C’est par sa théorie de la valeur, en effet, que M. Carey a débuté, et il revendique la priorité sur les idées analogues de Bastiat. M. Carey admet que la valeur d’un produit est en raison du travail exige pour le reproduire, et que, par conséquent, la valeur baisse constamment à mesure que le travail humain, aide d’instruments plus parfaits, acquiert plus de puissance et devient plus productif. Cette formule ne diffère que par une faible nuance du principe posé par Adam Smith : que le prix naturel d’un produit équivaut au travail qu’il coute, et si M. Carey n’entendait l’appliquer qu’aux objets industriels que l’homme peut produire à volonté, elle ne serait pas bien nouvelle. Mais il l’applique même à la terre et prétend que le prix du sol est lui-même en proportion du travail qu’il a fallu pour le produire, c’est-à-dire pour le mettre en état de culture. L’argument dont il se sert pour prouver cette thèse est des plus singuliers. Prenant pour base de la valeur du sol de l’Angleterre le produit annuel capitalise a 5%. Il l’estime à 6 milliards de francs, valeur du travail de 24 millions d’ouvriers pendant une année, le travail de chaque ouvrier coûtant 50 liv. sterl. par an. Il prouve facilement que ce travail serait insuffisant pour faire de la Grande-Bretagne du temps de César, ce qu’elle est aujourd’hui avec ses terrains desséchés, enclos, draines ; ses routes et ses chemins de fer, ses mines de houille, de fer, de cuivre ; les innombrables constructions qui le recouvrent. M. Carey ajoute que la valeur du sol anglais est donc inférieure au prix même de reproduction. Mais cette observation suffirait a elle seule pour prouver que ce prix ne saurait être la base de la valeur des terres. Oui certainement, elle est inférieure à ce prix, en vertu de cette loi bienfaisante qui fait que les capitaux s’amortissent successivement et que les générations venues les dernières jouissent gratuitement des travaux accumulés par les générations antérieures. Une bien faible partie des capitaux anciennement produits ont conserve leur valeur ; tous les autres ne possèdent que celle qu’ils ont acquise pendant les deux ou trois générations qui nous ont précédés. Pour les terres avant tout, c’est leur revenu actuel qui en détermine le prix en comparaison des autres terres, et c’est le monopole résultant de leur nature même qui en constitue la valeur relativement aux autres capitaux. Le raisonnement de M. Carey n’a ébranlé en rien ce fait incontestable.

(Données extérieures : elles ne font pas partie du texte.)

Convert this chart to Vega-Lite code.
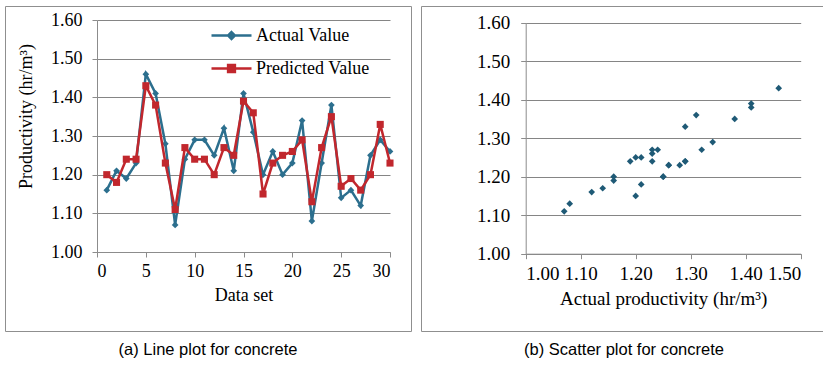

Il en est de même de sa théorie sur l’occupation successive des terres. Il fait voir par de nombreux exemples historiques, dont plusieurs cependant sont très-contestables, que dans les temps anciens et modernes les colons qui venaient mettre en culture des territoires nouveaux, occupaient d’abord les terres les plus légères, les plus faciles a travailler, situées sur les plateaux et le flanc des collines et qu’ils ne descendaient que plus tard dans les vallées, beaucoup plus fertiles, mais couvertes de forêts qu’il fallait défricher et dont les terrains gras et humides exigeaient un travail et des instruments perfectionnés. Nous admettons volontiers la justesse de cette hypothèse historique, et en effet elle est très-vraisemblable. Mais elle ne prouve rien contre la théorie de Ricardo, à laquelle on prétend l’opposer et n’empêche pas le prix des terres d’être en proportion de leur produit net, c’est-à-dire de la rente plus ou moins considérable qu’elles laissent, le travail nécessaire pour les cultiver étant remboursé. M. Carey a eu le tort d’attacher un sens absolu aux mots bonnes et mauvaises terres, tandis qu’ils n’ont qu’une signification purement relative. Pour les colons primitifs les terres que nous considérons comme les meilleures aujourd’hui étaient les plus mauvaises, car avec les moyens dont ils disposaient, c’étaient celles qui rendaient le moins de produit à travail égal.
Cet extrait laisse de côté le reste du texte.